Space Ace brings old school arcade gaming to the Mac

Space Ace navigates a treacherous maze

One of the breakout video games of the mid-1980s is back on the Mac, in all of its original glory. Space Ace, the game featuring cel animation created by former Disney animator Don Bluth, is now available for download from the Mac App Store. If you're a child of the 80s, it's a fun trip down memory lane.

For the uninitated: Back in the 1980s, we went to arcades to play the latest video games. We'd while away our time playing our favorites, jamming quarters into coin slots for a few brief minutes of fun. We also wore parachute pants and skinny leather ties and listened to music on Walkman cassette players. It was another era. I had hair back then.

Most games of the early to mid 80s varied between blotchy, blocky sprite-based graphics and sharp-lined vector graphics, but computing power was very limited, and thus so was graphics rendering capabilities. Cinematronics introduced Dragon's Lair in 1983, and rewrote the rules. The game used real cel-drawn animation created by Don Bluth, stored on laserdisc. It was quickly succeeded by another Bluth-made game called Space Ace.

Space Ace is the blond, lantern-jawed defender of truth, justice and the planet Earth. The evil blue-skinned alien Borf hits Ace with a weapon called the Infanto-ray, which reduces the strapping Ace to his gawky teenage form, Dexter. Borf then kidnaps Ace's girlfriend Kimberly, and Ace/Dexter has to rescue her and defeat Borf.

To help Ace/Dexter achieve his goals, you need to direct him to move and take action at key moments during animated sequences. Make the wrong move and Ace might fall to his doom, get zapped by a laser beam or crash his spaceship into a wall. Make the right move and be rewarded with a few more seconds of animation before another key sequence appears and you have to do the same all over again.

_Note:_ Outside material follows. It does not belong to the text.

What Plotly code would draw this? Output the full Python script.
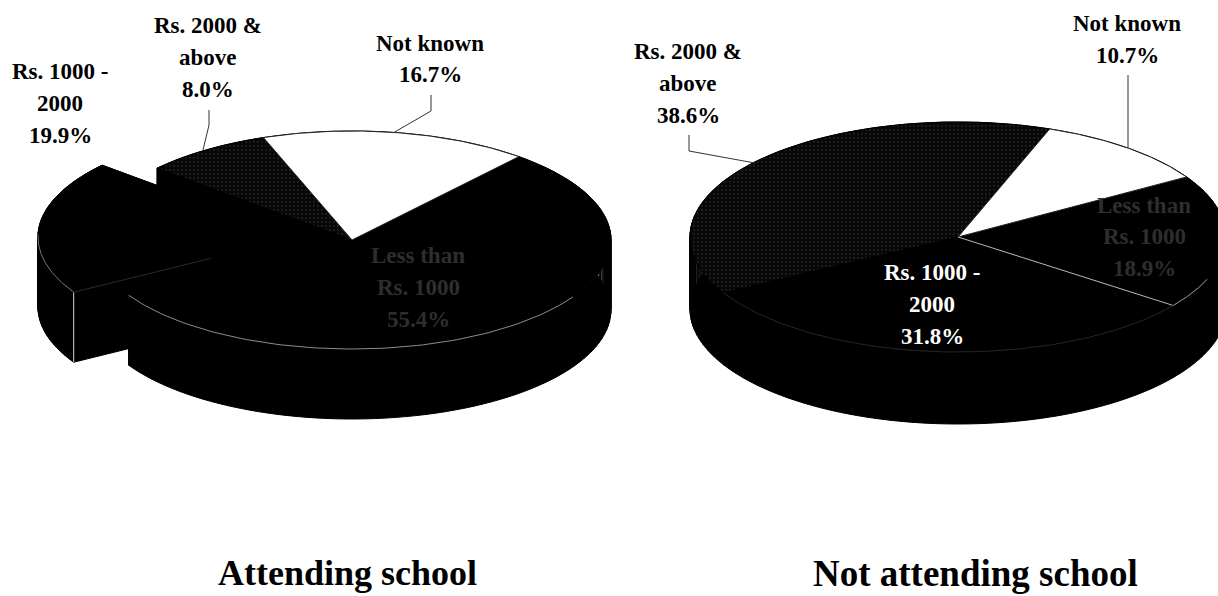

It's a unique gameplay experience, because you can't arbitrarily move Ace in any direction - you have to follow a rigid set of commands, executed at precisely the right time, in order to win. That requires both good reflexes and good memory skills. There are a few branching choices you can make, but Space Ace isn't the sort of game that lends itself to being replayed a lot.

Boom goes Space Ace's enemies

After each death, you're knocked back to the beginning of a scene or sequence, and that gets irritating fast. Fortunately, you have unlimited continues, so you can pick up where you left off, and a saved game feature lets you continue the game at a later point (but it doesn't let you save multiple game files). The pacing is vicious - you barely have a moment to catch your breath before you have to execute another move.

Just like the coin-op arcade version, Space Ace sports three difficulty settings, which truncate content from the game rather than adjust any inherent gameplay difficulty (kind of difficult to do so when everything is so heavily scripted). The only way to play through the entire unabridged game is to play on Ace mode.

Space Ace goes platform jumping

Settings allow you to adjust how much help you'll get in the game - it can guide you with arrows to make the correct move, and cues beeps to let you know when to act - and there's also a full screen setting that doesn't quite work - my menu bar was still visible.

Extras with the game include the "Attract" mode that the original arcade game used to get players to try it out, the ability to watch the game all the way through, a high score table and a tutorial.

The good

  • Unique animation created by legendary artist Don Bluth
  • Faithful recreation of 80s arcade classic
  • Extras to sweeten the pot a little bit

The bad

  • Only one saved game
  • Limited replay value
  • Pacing is too fast

The Bottom Line

Space Ace doesn't hold up to today's games in terms of actual gameplay, but it's a piece of nostalgia bound to tickle the fancy of gamers of a certain age. It's been faithfully recreated on the Mac, but it's probably more of a museum piece than it is something that you'll want to play over and over again.